Nah, hukum yang sama ini dikatakan “bermacam ragam.”  Bagaimana mungkin? Karena cinta kasih,  penuh dengan perhatian, meluas sampai pada semua perbuatan keutamaan.  Memang, mulainya hanya dengan dua perintah, tetapi itu meluas sampai jumlah yang tak terbilang.  Tepat sekali Paulus menghitung bermacam ragamnya hukum yang satu ini dalam kata-kata berikut:  “Kasih itu sabar; kasih itu murah hati; kasih tidak cemburu.  Ia tidak memegahkan diri dan tidak sombong.  Kasih tidak melakukan yang tidak sopan, dan tidak mencari keuntungan diri.  Kasih tidak pemarah dan tidak menyimpan kesalahan orang lain.
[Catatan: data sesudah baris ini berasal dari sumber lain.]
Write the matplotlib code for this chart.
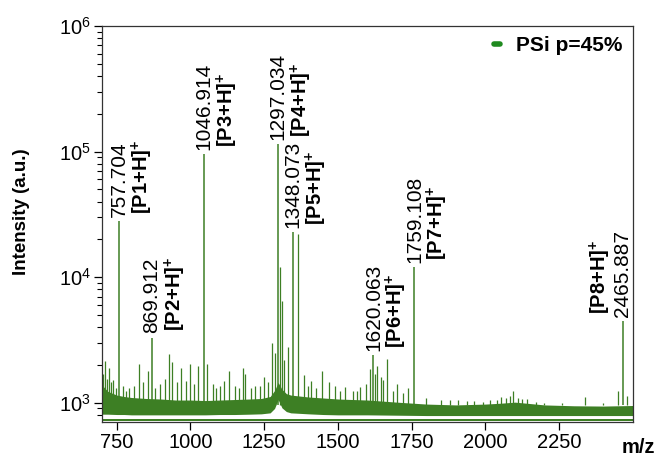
import numpy as np
import matplotlib
matplotlib.use("Agg")
import matplotlib.pyplot as plt
from matplotlib.lines import Line2D
from matplotlib.ticker import LogLocator, NullFormatter

plt.rcParams['font.family'] = ['Liberation Sans', 'DejaVu Sans']
plt.rcParams['mathtext.fontset'] = 'custom'
plt.rcParams['mathtext.rm'] = 'Liberation Sans'
plt.rcParams['mathtext.bf'] = 'Liberation Sans:bold'

# -----------------------------
# Data
# -----------------------------
# labelled peaks
peak_mz = [757.704, 869.912, 1046.914, 1297.034, 1348.073, 1620.063, 1759.108, 2465.887]
peak_int = [2.8e4, 3.3e3, 9.6e4, 1.14e5, 2.3e4, 2.4e3, 1.2e4, 4.45e3]
peak_name = ['P1', 'P2', 'P3', 'P4', 'P5', 'P6', 'P7', 'P8']

# smaller unlabelled peaks / noise spikes
side_mz = [705, 711, 717, 724, 731, 739, 748, 770, 781, 790, 808, 824, 840, 855, 880, 897,
           912, 928, 939, 955, 969, 985, 999, 1013, 1027, 1055, 1076, 1088, 1100, 1115,
           1129, 1150, 1165, 1178, 1186, 1205, 1220, 1236, 1248, 1262, 1276, 1288, 1303,
           1309, 1316, 1331, 1364, 1385, 1398, 1410, 1425, 1446, 1470, 1491, 1508, 1525,
           1550, 1565, 1576, 1595, 1610, 1626, 1633, 1645, 1653, 1667, 1685, 1700, 1720,
           1738, 1800, 1850, 1880, 1908, 1938, 1961, 1990, 2015, 2040, 2052, 2070, 2083,
           2094, 2110, 2123, 2140, 2170, 2200, 2260, 2337, 2400, 2450, 2480]
side_int = [1700, 2130, 1550, 1900, 1450, 1530, 1300, 1350, 1250, 1300, 1350, 2020, 1450,
            1780, 1300, 1400, 1550, 2430, 2090, 1450, 1900, 1500, 2020, 1400, 1950, 2020,
            1400, 1300, 1350, 1500, 1780, 1350, 1300, 1900, 1700, 1300, 1360, 1350, 1600,
            1450, 3000, 2500, 12000, 6400, 2200, 2800, 22000, 1650, 1350, 1500, 1300, 1780,
            1450, 1360, 1250, 1330, 1250, 1250, 1330, 1400, 1840, 1700, 1950, 1600, 1530,
            2210, 1250, 1400, 1200, 1300, 1080, 1050, 1050, 1060, 1040, 1040, 1020, 1060,
            1050, 1115, 1080, 1130, 1235, 1080, 1070, 1075, 1020, 1000, 1000, 1100, 1000,
            1235, 1130]

# noise band envelope
base_mz = [700, 720, 750, 775, 800, 850, 900, 950, 1000, 1050, 1100, 1150, 1200, 1240,
           1270, 1285, 1297, 1310, 1325, 1340, 1400, 1450, 1500, 1600, 1700, 1800, 1900,
           2000, 2050, 2100, 2150, 2200, 2300, 2400, 2500]
base_hi = [1380, 1230, 1150, 1120, 1100, 1080, 1070, 1050, 1050, 1040, 1050, 1060, 1070,
           1080, 1120, 1250, 1450, 1280, 1180, 1150, 1110, 1090, 1070, 1050, 1010, 975, 960,
           975, 990, 1010, 985, 960, 945, 940, 950]
base_lo = [810, 810, 805, 805, 800, 800, 800, 800, 800, 800, 805, 805, 810, 815, 830, 900,
           1060, 910, 850, 830, 815, 805, 800, 800, 795, 790, 790, 790, 790, 790, 790, 790,
           790, 790, 790]
floor_lo = [712] * len(base_mz)
floor_hi = [745] * len(base_mz)

green = '#3d7f24'

fig = plt.figure(figsize=(6.58, 4.58), dpi=100)
ax = fig.add_axes([0.155, 0.0793, 0.807, 0.864])

ax.fill_between(base_mz, base_lo, base_hi, color=green, lw=0)
ax.fill_between(base_mz, floor_lo, floor_hi, color=green, lw=0)
ax.vlines(side_mz, 950, side_int, color=green, lw=0.9)
ax.vlines(peak_mz, 950, peak_int, color=green, lw=1.1)

# annotations
for mz, h, name in zip(peak_mz, peak_int, peak_name):
    side = -1 if name == 'P8' else 1
    ax.annotate(f'{mz:.3f}', xy=(mz, h), xytext=(0, 3), textcoords='offset points',
                rotation=90, ha='center', va='bottom', fontsize=15)
    ax.annotate(f'[{name}+H]' + r'$^{\mathbf{+}}$', xy=(mz, h),
                xytext=(side * 16.5, 5), textcoords='offset points',
                rotation=90, ha='center', va='bottom', fontsize=14.5, fontweight='bold')

ax.set_yscale('log')
ax.set_xlim(700, 2500)
ax.set_ylim(706, 1e6)
ax.set_xticks([750, 1000, 1250, 1500, 1750, 2000, 2250])
ax.yaxis.set_major_locator(LogLocator(base=10, numticks=10))
ax.yaxis.set_minor_locator(LogLocator(base=10, subs=np.arange(2, 10), numticks=10))
ax.yaxis.set_minor_formatter(NullFormatter())
ax.tick_params(axis='both', which='major', direction='out', length=6, width=0.9,
               labelsize=14.5, pad=2)
ax.tick_params(axis='y', which='minor', direction='out', length=3.5, width=0.8)
for sp in ax.spines.values():
    sp.set_linewidth(0.9)
    sp.set_color('#333333')

ax.text(-0.151, 0.53, 'Intensity (a.u.)', transform=ax.transAxes, rotation=90,
        ha='center', va='center', fontsize=13.5, fontweight='bold')
ax.text(1.01, -0.064, 'm/z', transform=ax.transAxes, ha='center', va='center',
        fontsize=14.5, fontweight='bold')

handle = Line2D([], [], color='#1f8a1f', lw=4, solid_capstyle='round')
ax.legend([handle], ['PSi p=45%'], loc='upper right', frameon=False,
          prop={'weight': 'bold', 'size': 15}, handlelength=0.25, handletextpad=0.8,
          borderpad=0.2, borderaxespad=0.3)

fig.savefig('out.png', dpi=100)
Ia tidak bersuka cita karena ketidakadilan, tetapi karena kebenaran.”

Memang kasih itu “sabar!” Dengan tenang ia menanggung semua derita yang menimpa dirinya.  Ia murah hati, karena ia membalas yang jahat dengan kemurahan hati yang limpah.  Cinta itu tidak cemburu, sebab tidak menginginkan apa pun dalam kehidupan sekarang ini; tidak masuk dalam benaknya untuk iri akan keberhasilan duniawi.  Ia tidak  “memegahkan diri dan tidak sombong”; meskipun menginginkan sekali pahala di dalam batinnya, ia tidak peduli akan sanjungan yang dari luar.  Ia tidak “melakukan yang tidak sopan”, sebab ia hanya bergerak dalam bidang cinta akan Allah dan sesama; ia asing terhadap apa yang menyimpang dari hukum kebenaran.
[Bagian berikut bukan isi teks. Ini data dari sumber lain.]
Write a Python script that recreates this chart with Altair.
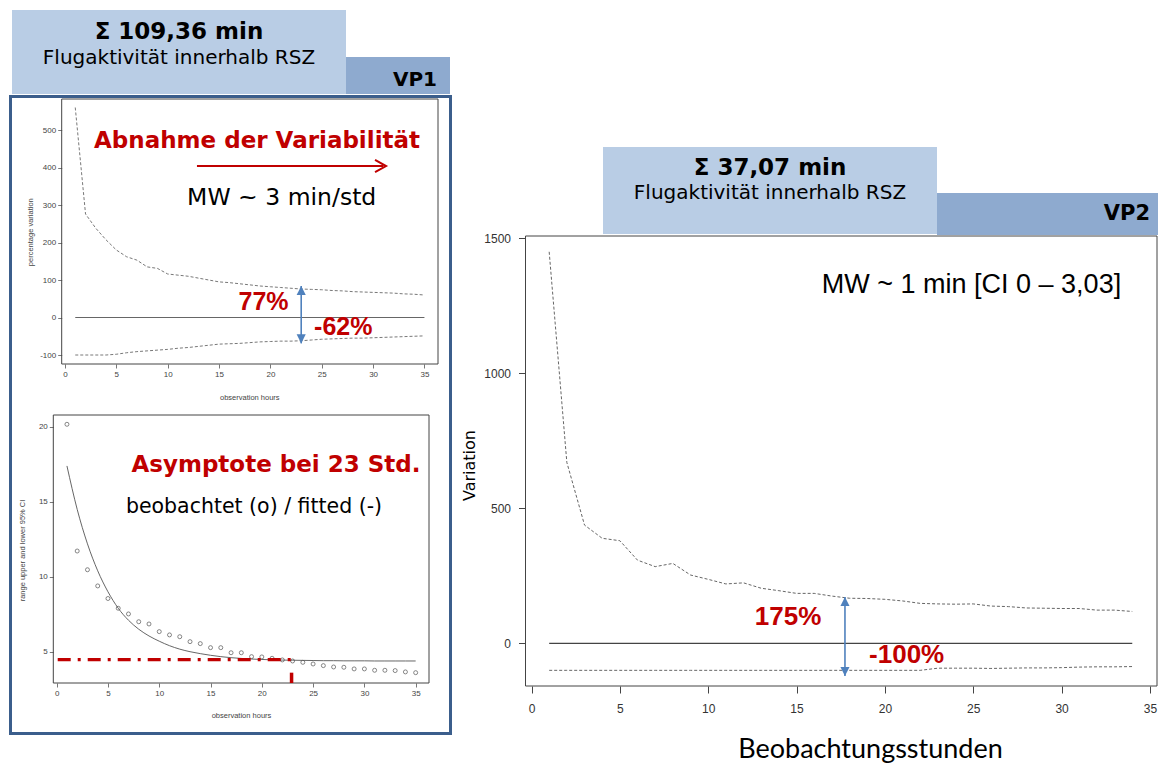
import altair as alt
import pandas as pd

W, H = 1150, 755

# ---------------- data ----------------
vp1_hours = list(range(1, 36))
vp1_upper = [560, 276, 238, 207, 180, 162, 153, 135, 131, 116, 113, 110, 105, 100, 95, 93, 90, 87,
             84, 82, 80, 78, 76, 75, 74, 72, 71, 69, 68, 67, 66, 65, 63, 62, 60]
vp1_lower = [-100, -100, -100, -100, -98, -94, -91, -89, -87, -85, -82, -80, -77, -74, -71, -70,
             -69, -67, -65, -64, -63, -63, -62, -60, -58, -57, -56, -55, -55, -54, -53, -52, -51, -50, -49]

asym_hours = list(range(1, 36))
asym_observed = [20.18, 11.72, 10.47, 9.39, 8.55, 7.9, 7.52, 7.0, 6.85, 6.34, 6.12, 6.0, 5.67, 5.54,
                 5.27, 5.27, 4.93, 4.93, 4.67, 4.65, 4.56, 4.45, 4.38, 4.29, 4.18, 4.07, 3.98, 3.96,
                 3.85, 3.85, 3.76, 3.76, 3.74, 3.65, 3.6]
asym_fitted = [17.4, 14.5, 12.2, 10.4, 9.0, 7.9, 7.1, 6.5, 6.05, 5.7, 5.4, 5.17, 5.0, 4.87, 4.76,
               4.67, 4.6, 4.55, 4.51, 4.48, 4.46, 4.44, 4.43, 4.42, 4.41, 4.40, 4.40, 4.39, 4.39,
               4.39, 4.38, 4.38, 4.38, 4.38, 4.38]
asym_level = 4.47
asym_hour = 22.9

vp2_hours = list(range(1, 35))
vp2_upper = [1450, 670, 438, 389, 380, 308, 284, 296, 253, 237, 220, 224, 204, 195, 185, 185, 175,
             167, 166, 163, 157, 148, 146, 145, 146, 138, 136, 131, 130, 129, 129, 123, 123, 118]
vp2_lower = [-100] * 22 + [-92, -92, -92, -93, -92, -91, -91, -90, -88, -87, -87, -86]

x_ticks = [0, 5, 10, 15, 20, 25, 30, 35]
vp1_y_ticks = [-100, 0, 100, 200, 300, 400, 500]
asym_y_ticks = [5, 10, 15, 20]
vp2_y_ticks = [0, 500, 1000, 1500]

vp1_arrow = {"h": 23.0, "top": 84, "bottom": -69}
vp2_arrow = {"h": 17.74, "top": 172, "bottom": -121}

RED = "#c00000"
BLUE = "#4f81bd"
GRAY = "#555555"
LIGHT = "#b9cde5"
DARK = "#8eaacf"
FRAME = "#3b5e8c"

UP_HEAD = "M0,0L-0.6,1.2L0.6,1.2Z"
DOWN_HEAD = "M0,0L-0.6,-1.2L0.6,-1.2Z"
RIGHT_HEAD = "M-1,-0.55L0,0L-1,0.55"
PLAIN_LABEL = "'' + datum.value"


def small_axis(orient, values, offset, title, tx, ty):
    return alt.Axis(orient=orient, values=values, offset=offset, title=title, titleX=tx, titleY=ty,
                    domain=False, grid=False, labelFont="Liberation Sans", labelFontSize=8,
                    labelColor="#444", tickColor="#555", tickSize=4, tickWidth=0.8,
                    labelPadding=2, labelFlush=False, labelOverlap=False, labelExpr=PLAIN_LABEL,
                    titleFont="Liberation Sans", titleFontSize=7.5, titleFontWeight="normal",
                    titleColor="#444", titleAlign="center", titleBaseline="middle")


class Panel:
    def __init__(self, xs, ys, xax, yax):
        self.xs, self.ys, self.xax, self.yax = xs, ys, xax, yax

    def enc(self, xf="h", yf="v"):
        return dict(x=alt.X(f"{xf}:Q", scale=self.xs, axis=self.xax),
                    y=alt.Y(f"{yf}:Q", scale=self.ys, axis=self.yax))

    def box(self, xd, yd):
        df = pd.DataFrame({"h": [xd[0]], "h2": [xd[1]], "v": [yd[0]], "v2": [yd[1]]})
        return alt.Chart(df).mark_rect(fill="transparent", stroke="#444", strokeWidth=1).encode(
            x2="h2:Q", y2="v2:Q", **self.enc())

    def text(self, h, v, t, **mk):
        df = pd.DataFrame({"h": [h], "v": [v], "t": [t]})
        return alt.Chart(df).mark_text(baseline="middle", **mk).encode(text="t:N", **self.enc())

    def line(self, hs, vs, **mk):
        return alt.Chart(pd.DataFrame({"h": hs, "v": vs})).mark_line(**mk).encode(**self.enc())

    def point(self, hs, vs, **mk):
        return alt.Chart(pd.DataFrame({"h": hs, "v": vs})).mark_point(**mk).encode(**self.enc())

    def vrule(self, h, v, v2, **mk):
        df = pd.DataFrame({"h": [h], "v": [v], "v2": [v2]})
        return alt.Chart(df).mark_rule(**mk).encode(y2="v2:Q", **self.enc())

    def double_arrow(self, arrow):
        return [
            self.vrule(arrow["h"], arrow["top"], arrow["bottom"], color=BLUE, strokeWidth=1.6),
            self.point([arrow["h"]], [arrow["top"]], shape=UP_HEAD, size=230, filled=True,
                       color=BLUE, opacity=1),
            self.point([arrow["h"]], [arrow["bottom"]], shape=DOWN_HEAD, size=230, filled=True,
                       color=BLUE, opacity=1),
        ]


# ---------------- panel VP1 top: percentage variation ----------------
tl_xd = [-0.32, 36.32]
tl_yd = [-124, 582.7]
tl = Panel(
    alt.Scale(domain=tl_xd, range=[53.7, 430.0], nice=False, zero=False),
    alt.Scale(domain=tl_yd, range=[356.0, 91.0], nice=False, zero=False),
    small_axis("bottom", x_ticks, 356 - H, "observation hours", 241.3, 33.3),
    small_axis("left", vp1_y_ticks, -53.7, "percentage variation", -31.0, 223.7),
)
tl_lines = pd.DataFrame({"h": vp1_hours * 2, "v": vp1_upper + vp1_lower,
                         "s": ["upper"] * len(vp1_hours) + ["lower"] * len(vp1_hours)})
tl_chart = alt.layer(
    alt.Chart(tl_lines).mark_line(color=GRAY, strokeWidth=0.8, strokeDash=[3, 2]).encode(
        detail="s:N", **tl.enc()),
    tl.box(tl_xd, tl_yd),
    tl.line([vp1_hours[0], vp1_hours[-1]], [0, 0], color="#666", strokeWidth=1),
    *tl.double_arrow(vp1_arrow),
    tl.line([12.85, 31.0], [404, 404], color=RED, strokeWidth=2),
    tl.point([31.26], [404], shape=RIGHT_HEAD, size=484, filled=False, color=RED,
             strokeWidth=2, opacity=1),
    tl.text(18.7, 470.7, "Abnahme der Variabilität", font="DejaVu Sans", fontSize=23,
            fontWeight="bold", color=RED),
    tl.text(21.1, 318.7, "MW ~ 3 min/std", font="DejaVu Sans", fontSize=23.5, color="#000"),
    tl.text(19.33, 42.1, "77%", font="Liberation Sans", fontSize=25, fontWeight="bold", color=RED),
    tl.text(27.1, -24.5, "-62%", font="Liberation Sans", fontSize=25, fontWeight="bold", color=RED),
)

# ---------------- panel VP1 bottom: asymptote ----------------
bl_xd = [-0.33, 36.3]
bl_yd = [2.91, 20.8]
bl = Panel(
    alt.Scale(domain=bl_xd, range=[45.3, 421.0], nice=False, zero=False),
    alt.Scale(domain=bl_yd, range=[675.0, 407.0], nice=False, zero=False),
    small_axis("bottom", x_ticks, 675 - H, "observation hours", 233.0, 32.0),
    small_axis("left", asym_y_ticks, -45.3, "range upper and lower 95% CI", -30.6, 542.0),
)
bl_chart = alt.layer(
    bl.point(asym_hours, asym_observed, shape="circle", size=16, filled=False, color=GRAY,
             strokeWidth=0.7, opacity=1),
    bl.box(bl_xd, bl_yd),
    bl.line(asym_hours, asym_fitted, color=GRAY, strokeWidth=0.9, interpolate="monotone"),
    bl.line([0.1, asym_hour], [asym_level, asym_level], color=RED, strokeWidth=3.2,
            strokeDash=[13, 7, 3, 7]),
    bl.vrule(asym_hour, 3.6, bl_yd[0], color=RED, strokeWidth=3.5),
    bl.text(21.38, 17.46, "Asymptote bei 23 Std.", font="DejaVu Sans", fontSize=23,
            fontWeight="bold", color=RED),
    bl.text(19.24, 14.68, "beobachtet (o) / fitted (-)", font="DejaVu Sans", fontSize=20.5,
            color="#000"),
)

# ---------------- panel VP2 ----------------
r_xd = [-0.34, 35.40]
r_yd = [-158, 1508.5]
r_common = dict(domain=False, grid=False, labelFont="Liberation Sans", labelFontSize=12,
                labelColor="#333", tickColor="#444", tickSize=7, tickWidth=1,
                labelFlush=False, labelOverlap=False, labelExpr=PLAIN_LABEL,
                titleFontWeight="normal", titleColor="#000", titleAlign="center")
rp = Panel(
    alt.Scale(domain=r_xd, range=[517.5, 1149.0], nice=False, zero=False),
    alt.Scale(domain=r_yd, range=[678.0, 228.0], nice=False, zero=False),
    alt.Axis(orient="bottom", values=x_ticks, offset=678 - H, title="Beobachtungsstunden",
             titleX=862.0, titleY=71.0, titleBaseline="alphabetic", titleFont="Lato",
             titleFontSize=27, labelPadding=10, **r_common),
    alt.Axis(orient="left", values=vp2_y_ticks, offset=-517.5, title="Variation", titleX=-56.5,
             titleY=457.0, titleBaseline="middle", titleFont="DejaVu Sans", titleFontSize=16,
             labelPadding=8, **r_common),
)
r_lines = pd.DataFrame({"h": vp2_hours * 2, "v": vp2_upper + vp2_lower,
                        "s": ["upper"] * len(vp2_hours) + ["lower"] * len(vp2_hours)})
r_chart = alt.layer(
    alt.Chart(r_lines).mark_line(color=GRAY, strokeWidth=0.9, strokeDash=[3, 2]).encode(
        detail="s:N", **rp.enc()),
    rp.box(r_xd, r_yd),
    rp.line([vp2_hours[0], vp2_hours[-1]], [0, 0], color="#444", strokeWidth=1.1),
    *rp.double_arrow(vp2_arrow),
    rp.text(24.9, 1327, "MW ~ 1 min [CI 0 \u2013 3,03]", font="Liberation Sans", fontSize=27,
            color="#000"),
    rp.text(14.52, 98.5, "175%", font="Liberation Sans", fontSize=26, fontWeight="bold", color=RED),
    rp.text(21.23, -43.3, "-100%", font="Liberation Sans", fontSize=26, fontWeight="bold", color=RED),
)

# ---------------- decorations: header boxes, frame, header texts ----------------
one = pd.DataFrame({"a": [1]})


def deco_rect(x, x2, y, y2, **mk):
    return alt.Chart(one).mark_rect(**mk).encode(
        x=alt.value(x), x2=alt.value(x2), y=alt.value(y), y2=alt.value(y2))


def deco_text(x, y, t, **mk):
    return alt.Chart(pd.DataFrame({"t": [t]})).mark_text(baseline="middle", **mk).encode(
        x=alt.value(x), y=alt.value(y), text="t:N")


deco_back = [
    deco_rect(4, 338, 2, 86, color=LIGHT),
    deco_rect(338, 442, 49, 86, color=DARK),
    deco_rect(595, 929, 139, 226, color=LIGHT),
    deco_rect(929, 1150, 185, 227, color=DARK),
    deco_rect(2.5, 442.5, 88.5, 725.5, fill="transparent", stroke=FRAME, strokeWidth=3),
]
deco_front = [
    deco_text(171, 24, "\u03a3  109,36 min", font="DejaVu Sans", fontSize=23, fontWeight="bold",
              color="#000", align="center"),
    deco_text(171, 50, "Flugaktivit\u00e4t innerhalb RSZ", font="DejaVu Sans", fontSize=20,
              color="#000", align="center"),
    deco_text(429, 72, "VP1", font="DejaVu Sans", fontSize=20, fontWeight="bold",
              color="#000", align="right"),
    deco_text(762, 160, "\u03a3 37,07 min", font="DejaVu Sans", fontSize=23, fontWeight="bold",
              color="#000", align="center"),
    deco_text(762, 185, "Flugaktivit\u00e4t innerhalb RSZ", font="DejaVu Sans", fontSize=20,
              color="#000", align="center"),
    deco_text(1142, 206, "VP2", font="DejaVu Sans", fontSize=21, fontWeight="bold",
              color="#000", align="right"),
]

chart = alt.layer(*deco_back, tl_chart, bl_chart, r_chart, *deco_front).resolve_scale(
    x="independent", y="independent"
).properties(
    width=W, height=H, autosize=alt.AutoSizeParams(type="none"), padding=0, background="white"
).configure_view(strokeWidth=0)

chart.save("out.html", embed_options={"renderer": "svg", "actions": False})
Cinta itu tidak  “mencari keuntungan diri sendiri”; meskipun ia sangat memperhatikan kebutuhannya, ia sama sekali  tidak menginginkan apa yang menjadi milik orang lain.  Sebab semua milik yang diperolehnya dalam hidup ini, tidak dihiraukannya, seakan-akan itu milik orang lain.  Ia sungguh sadar, bahwa yang sungguh menjadi miliknya hanya yang akan dimilikinya selama-lamanya.

“Kasih itu tidak pemarah”, bahkan ketika didorong oleh kesalahan orang lain,  dia tidak pernah tergerak untuk membalas dendam.  Dan ia mengharapkan pahala yang lebih besar dari masa mendatang, justru karena besar penderitaannya.  Kasih “tidak menyimpan kesalahan orang lain“, ia mendasarkan jiwa  pada kasih akan kemurnian; maka ia mencabut semua rasa benci sampai ke akar-akarnya; ia tidak dapat membiarkan sesuatu yang kotor masuk ke dalam pikirannya.

Kasih “tidak bersukacita karena kesalahan orang lain”; ia tidak bersorak senang menghadapi kekalahan orang yang memusuhinya.  Kejatuhan musuh tidak memberinya kesenangan.  Sebaliknya, karena cinta akan semua orang, ia menginginkan keselamatan mereka.  Ia bergembira melihat yang baik pada orang lain, seakan-akan ia sendiri yang berkembang maju.  Demikianlah “hukum Tuhan” ini bermacam ragam.